* [Directions]:
Drop the pictures and give back word for word the lines from the line holding "Generate a web" to the line holding "var xTickHours = [2.1];", both included.

-- START Dataset entries --

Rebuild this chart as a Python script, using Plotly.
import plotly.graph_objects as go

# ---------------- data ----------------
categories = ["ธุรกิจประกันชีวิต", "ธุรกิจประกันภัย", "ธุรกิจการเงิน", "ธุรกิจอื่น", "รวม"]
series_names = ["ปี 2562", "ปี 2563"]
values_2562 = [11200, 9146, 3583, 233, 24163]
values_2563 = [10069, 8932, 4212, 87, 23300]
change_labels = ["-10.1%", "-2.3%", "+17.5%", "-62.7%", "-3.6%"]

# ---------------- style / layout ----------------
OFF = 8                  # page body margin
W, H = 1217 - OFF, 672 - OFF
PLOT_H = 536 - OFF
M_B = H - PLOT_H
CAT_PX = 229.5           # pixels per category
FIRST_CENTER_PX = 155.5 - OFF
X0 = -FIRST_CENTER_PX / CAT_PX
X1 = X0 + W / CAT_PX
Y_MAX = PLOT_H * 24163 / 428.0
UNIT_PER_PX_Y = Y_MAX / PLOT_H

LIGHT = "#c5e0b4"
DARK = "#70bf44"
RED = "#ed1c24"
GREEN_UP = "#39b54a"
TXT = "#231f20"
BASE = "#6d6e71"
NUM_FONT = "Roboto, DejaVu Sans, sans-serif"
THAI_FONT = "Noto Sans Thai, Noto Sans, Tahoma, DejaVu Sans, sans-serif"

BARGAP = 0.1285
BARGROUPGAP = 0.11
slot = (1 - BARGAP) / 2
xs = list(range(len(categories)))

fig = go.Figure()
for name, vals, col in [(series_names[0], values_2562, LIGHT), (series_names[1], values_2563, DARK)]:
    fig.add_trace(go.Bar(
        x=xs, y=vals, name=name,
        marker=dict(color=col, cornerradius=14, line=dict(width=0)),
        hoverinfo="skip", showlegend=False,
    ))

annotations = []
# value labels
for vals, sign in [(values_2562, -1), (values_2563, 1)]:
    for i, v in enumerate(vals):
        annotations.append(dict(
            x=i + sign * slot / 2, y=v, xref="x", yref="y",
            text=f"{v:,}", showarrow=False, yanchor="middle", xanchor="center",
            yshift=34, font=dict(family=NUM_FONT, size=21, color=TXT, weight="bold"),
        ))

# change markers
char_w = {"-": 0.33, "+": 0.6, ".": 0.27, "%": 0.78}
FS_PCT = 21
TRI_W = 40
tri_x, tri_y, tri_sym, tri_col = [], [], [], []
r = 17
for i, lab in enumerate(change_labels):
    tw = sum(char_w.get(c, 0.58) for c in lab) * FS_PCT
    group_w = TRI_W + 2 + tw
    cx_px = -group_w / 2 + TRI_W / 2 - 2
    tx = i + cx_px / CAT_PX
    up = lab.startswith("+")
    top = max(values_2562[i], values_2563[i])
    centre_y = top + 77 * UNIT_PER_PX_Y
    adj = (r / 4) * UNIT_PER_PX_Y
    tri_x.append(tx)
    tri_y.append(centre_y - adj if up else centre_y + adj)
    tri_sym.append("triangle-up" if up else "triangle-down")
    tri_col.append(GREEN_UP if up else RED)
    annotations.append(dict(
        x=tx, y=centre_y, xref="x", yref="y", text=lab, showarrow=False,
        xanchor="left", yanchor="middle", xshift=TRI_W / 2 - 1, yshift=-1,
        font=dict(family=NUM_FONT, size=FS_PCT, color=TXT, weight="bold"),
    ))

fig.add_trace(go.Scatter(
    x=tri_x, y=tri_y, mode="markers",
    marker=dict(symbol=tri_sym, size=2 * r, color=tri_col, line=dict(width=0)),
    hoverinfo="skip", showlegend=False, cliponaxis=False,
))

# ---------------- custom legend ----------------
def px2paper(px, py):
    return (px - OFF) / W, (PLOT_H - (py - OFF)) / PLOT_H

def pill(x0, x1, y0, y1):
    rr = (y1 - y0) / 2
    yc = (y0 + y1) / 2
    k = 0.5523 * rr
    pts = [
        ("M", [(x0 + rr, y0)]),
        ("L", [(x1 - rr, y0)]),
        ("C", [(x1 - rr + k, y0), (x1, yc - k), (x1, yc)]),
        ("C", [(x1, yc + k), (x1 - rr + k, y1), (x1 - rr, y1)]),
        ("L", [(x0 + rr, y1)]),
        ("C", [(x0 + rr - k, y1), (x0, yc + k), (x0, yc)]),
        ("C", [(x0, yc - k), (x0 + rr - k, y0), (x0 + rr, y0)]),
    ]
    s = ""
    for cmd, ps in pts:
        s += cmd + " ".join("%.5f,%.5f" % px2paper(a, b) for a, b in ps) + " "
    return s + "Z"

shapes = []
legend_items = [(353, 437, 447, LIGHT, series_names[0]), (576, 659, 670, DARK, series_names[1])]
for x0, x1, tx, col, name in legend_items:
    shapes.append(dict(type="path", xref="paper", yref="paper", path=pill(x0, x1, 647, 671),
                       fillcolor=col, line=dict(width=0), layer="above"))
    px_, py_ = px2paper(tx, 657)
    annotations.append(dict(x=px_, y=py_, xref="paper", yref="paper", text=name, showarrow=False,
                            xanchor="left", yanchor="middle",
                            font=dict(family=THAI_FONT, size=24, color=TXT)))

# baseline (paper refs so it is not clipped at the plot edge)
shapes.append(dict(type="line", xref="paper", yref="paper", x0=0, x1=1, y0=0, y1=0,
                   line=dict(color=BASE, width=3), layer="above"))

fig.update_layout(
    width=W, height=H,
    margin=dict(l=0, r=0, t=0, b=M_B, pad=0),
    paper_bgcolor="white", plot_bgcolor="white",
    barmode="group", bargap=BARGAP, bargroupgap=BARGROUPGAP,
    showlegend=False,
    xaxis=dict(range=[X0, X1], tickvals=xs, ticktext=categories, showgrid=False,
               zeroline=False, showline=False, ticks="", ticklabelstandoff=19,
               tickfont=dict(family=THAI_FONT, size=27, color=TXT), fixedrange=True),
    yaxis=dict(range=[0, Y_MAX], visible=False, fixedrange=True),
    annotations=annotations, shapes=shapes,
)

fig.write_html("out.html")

-- END Dataset entries --
-- START Dataset entries --

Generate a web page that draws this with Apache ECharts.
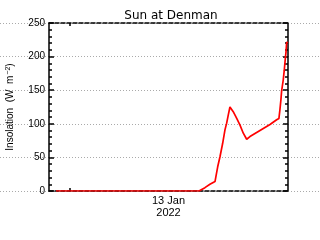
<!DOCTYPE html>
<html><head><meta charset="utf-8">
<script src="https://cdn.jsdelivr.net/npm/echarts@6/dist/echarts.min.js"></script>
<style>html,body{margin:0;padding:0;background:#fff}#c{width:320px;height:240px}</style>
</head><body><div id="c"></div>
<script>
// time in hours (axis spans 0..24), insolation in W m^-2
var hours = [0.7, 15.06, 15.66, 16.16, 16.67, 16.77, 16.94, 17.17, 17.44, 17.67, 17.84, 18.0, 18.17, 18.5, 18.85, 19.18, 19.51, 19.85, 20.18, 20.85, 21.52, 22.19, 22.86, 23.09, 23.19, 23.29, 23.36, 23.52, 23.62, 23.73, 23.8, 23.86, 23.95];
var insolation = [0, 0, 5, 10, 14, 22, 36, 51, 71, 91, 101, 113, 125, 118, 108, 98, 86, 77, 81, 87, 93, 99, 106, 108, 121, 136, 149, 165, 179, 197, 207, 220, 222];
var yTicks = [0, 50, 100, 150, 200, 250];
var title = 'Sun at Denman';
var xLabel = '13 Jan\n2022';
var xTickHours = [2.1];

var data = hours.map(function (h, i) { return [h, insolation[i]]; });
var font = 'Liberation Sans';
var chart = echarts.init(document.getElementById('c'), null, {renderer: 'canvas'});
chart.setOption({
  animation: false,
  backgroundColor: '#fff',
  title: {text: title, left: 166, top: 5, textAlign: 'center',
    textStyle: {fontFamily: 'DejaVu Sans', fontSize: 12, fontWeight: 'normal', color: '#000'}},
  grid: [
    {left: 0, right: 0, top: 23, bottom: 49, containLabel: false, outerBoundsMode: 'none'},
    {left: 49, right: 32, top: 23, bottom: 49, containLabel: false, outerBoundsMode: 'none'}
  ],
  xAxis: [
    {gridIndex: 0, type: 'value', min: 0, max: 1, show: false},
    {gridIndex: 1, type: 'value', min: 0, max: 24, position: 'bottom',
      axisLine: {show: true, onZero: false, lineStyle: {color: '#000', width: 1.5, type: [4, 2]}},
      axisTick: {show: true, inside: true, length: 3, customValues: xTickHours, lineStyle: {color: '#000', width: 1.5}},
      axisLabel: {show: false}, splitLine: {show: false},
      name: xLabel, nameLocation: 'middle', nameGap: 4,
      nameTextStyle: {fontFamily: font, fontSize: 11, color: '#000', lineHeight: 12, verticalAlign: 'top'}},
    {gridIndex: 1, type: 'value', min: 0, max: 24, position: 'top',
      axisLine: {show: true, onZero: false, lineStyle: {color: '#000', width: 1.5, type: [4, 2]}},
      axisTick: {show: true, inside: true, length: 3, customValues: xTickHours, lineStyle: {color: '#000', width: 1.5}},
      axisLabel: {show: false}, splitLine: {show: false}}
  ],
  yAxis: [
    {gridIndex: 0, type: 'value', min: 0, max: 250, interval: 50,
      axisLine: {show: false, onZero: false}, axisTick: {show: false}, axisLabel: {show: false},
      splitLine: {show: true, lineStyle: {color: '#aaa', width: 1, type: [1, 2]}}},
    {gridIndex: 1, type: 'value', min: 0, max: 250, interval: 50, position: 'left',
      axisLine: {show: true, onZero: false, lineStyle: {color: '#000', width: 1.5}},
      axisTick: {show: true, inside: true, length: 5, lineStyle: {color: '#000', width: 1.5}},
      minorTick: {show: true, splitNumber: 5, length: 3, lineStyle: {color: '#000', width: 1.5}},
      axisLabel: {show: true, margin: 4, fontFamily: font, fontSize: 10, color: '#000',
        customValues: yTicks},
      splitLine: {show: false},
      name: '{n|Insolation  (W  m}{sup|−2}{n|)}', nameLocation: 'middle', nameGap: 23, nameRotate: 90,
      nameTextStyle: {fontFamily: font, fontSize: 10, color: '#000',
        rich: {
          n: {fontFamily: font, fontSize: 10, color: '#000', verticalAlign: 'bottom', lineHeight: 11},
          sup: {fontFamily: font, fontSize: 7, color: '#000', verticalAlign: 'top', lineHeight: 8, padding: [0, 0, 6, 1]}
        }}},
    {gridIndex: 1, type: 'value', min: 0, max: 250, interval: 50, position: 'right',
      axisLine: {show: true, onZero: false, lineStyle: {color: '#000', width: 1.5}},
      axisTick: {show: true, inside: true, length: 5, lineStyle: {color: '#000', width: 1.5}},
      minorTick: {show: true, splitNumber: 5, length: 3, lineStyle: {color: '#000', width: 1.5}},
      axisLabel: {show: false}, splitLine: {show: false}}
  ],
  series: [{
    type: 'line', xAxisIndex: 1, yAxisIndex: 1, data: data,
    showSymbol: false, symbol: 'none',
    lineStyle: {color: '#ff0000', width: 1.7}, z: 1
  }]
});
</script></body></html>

-- END Dataset entries --

* [Worked answer]:
Generate a web page that draws this with Apache ECharts.
<!DOCTYPE html>
<html><head><meta charset="utf-8">
<script src="https://cdn.jsdelivr.net/npm/echarts@6/dist/echarts.min.js"></script>
<style>html,body{margin:0;padding:0;background:#fff}#c{width:320px;height:240px}</style>
</head><body><div id="c"></div>
<script>
// time in hours (axis spans 0..24), insolation in W m^-2
var hours = [0.7, 15.06, 15.66, 16.16, 16.67, 16.77, 16.94, 17.17, 17.44, 17.67, 17.84, 18.0, 18.17, 18.5, 18.85, 19.18, 19.51, 19.85, 20.18, 20.85, 21.52, 22.19, 22.86, 23.09, 23.19, 23.29, 23.36, 23.52, 23.62, 23.73, 23.8, 23.86, 23.95];
var insolation = [0, 0, 5, 10, 14, 22, 36, 51, 71, 91, 101, 113, 125, 118, 108, 98, 86, 77, 81, 87, 93, 99, 106, 108, 121, 136, 149, 165, 179, 197, 207, 220, 222];
var yTicks = [0, 50, 100, 150, 200, 250];
var title = 'Sun at Denman';
var xLabel = '13 Jan\n2022';
var xTickHours = [2.1];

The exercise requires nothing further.